Selama pandemi ini, bukan berbukanya yang dilarang, tetapi berkerumunnya yang dibatasi. Mereka tetap diperbolehkan berbuka hanya saja dengan protokol kesehatan yang ketat. Apalagi saat ini pemerintah Saudi mengatur khusus menyediakan makanan berbuka dan masih melarang orang atau pribadi menggelar suprah.
Pembimbing jamaah haji dan umrah Ustaz Rafiq Jauhari menjelaskan sufrah adalah plastik tipis berbentuk lembaran yang digunakan untuk alas ketika makan.
Orang Arab terbiasa makan makanan apa saja dengan menggunakan alas sufrah. Baik kurma, nasi, roti atau camilan. Meski dihidangkan dalam piring, namun tetap di alas bawahnya selalu ada sufrah.

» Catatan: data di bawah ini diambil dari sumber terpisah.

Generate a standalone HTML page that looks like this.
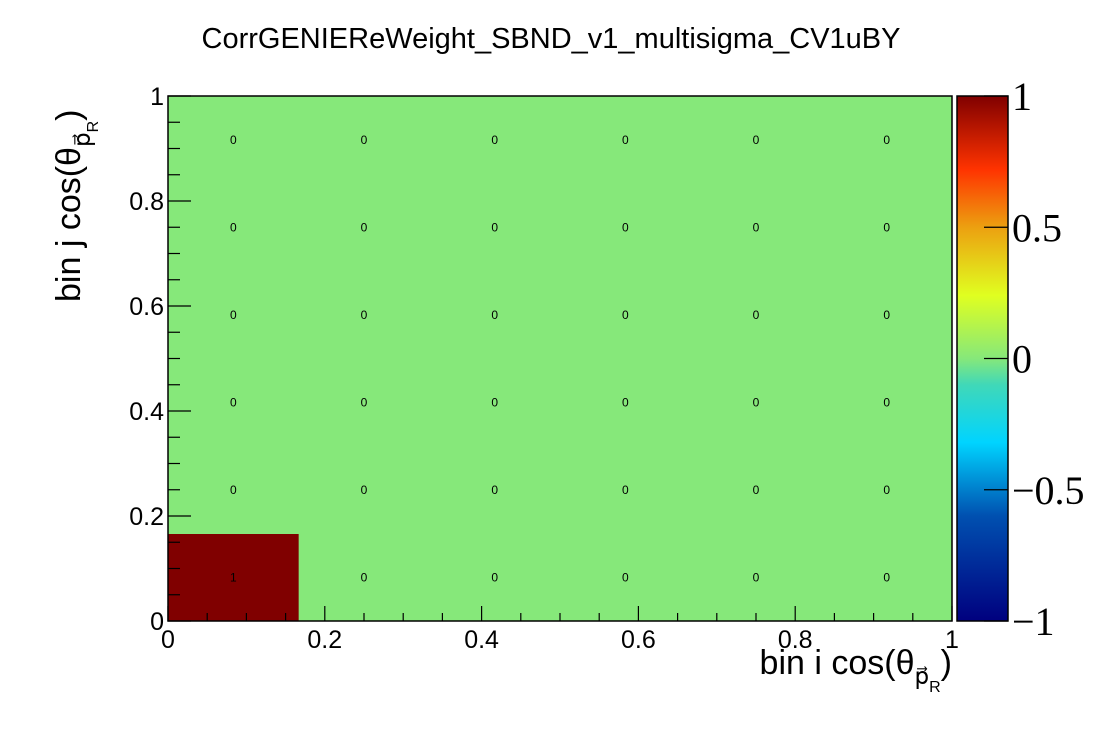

Ukuran sufrah beragam, lebarnya mulai dari satu meter hingga 1,5 meter dan panjangnya bisa sampai puluhan meter. Kebiasaan ini masih terus dibawa oleh orang Arab hingga ke luar negeri, di Indonesia restoran Arab pun menyediakan sufrah.
Sufrah di dalam masjid hanya untuk membagikan makanan ringan seperti roti, kurma dan yogurt. Sedangkan sufrah yang dibentangkan di luar masjid kebanyakan untuk sedekah makanan berat seperti nasi Arab dan berbagai jenis makanan lainnya.
Saking kompetitifnya umat Islam di Tanah Suci untuk berebut membagikan sedekah, sulit bagi jamaah lain yang hendak sedekah dan ikut membentangkan sufrah. Jamaah umum hanya dapat memanfaatkan wilayah di sisi luar masjid yang belum ditempati oleh Yayasan Sosial, atau bersedekah di jalanan tanpa membentangkan sufrah.
Fenomena rebutan makanan berbuka sangat terasa terutama saat Ramadhan di Madinah. Setiap jamaah memasuki halaman Masjid Nabawi, para petugas Yayasan Sosial akan berebut menggandeng tangan para jamaah ke barisan sufrah miliknya.
Suatu kebanggaan jika warga Arab mampu mrnjamu banyak tamu, saat mereka mampu menghabiskan semua makanan yang dibawanya. Penggunaan sufrah ini sangat praktis. Walaupun ratusan ribu hingga jutaan orang yang berbuka puasa di Masjidil Haram dan Masjid Nabawi. Namun proses pembersihannya sangat cepat.
Bahkan dalam hitungan kurang dari lima menit semua sampah dan sisa makanan dapat dibereskan. Karena sufrah ini sekali pakai. Setelah selesai makan, semua sampah dan sisa makanan dimasukkan. Dalam sufrah, dilipat, digulung, lalu dimasukkan dalam tempat sampah.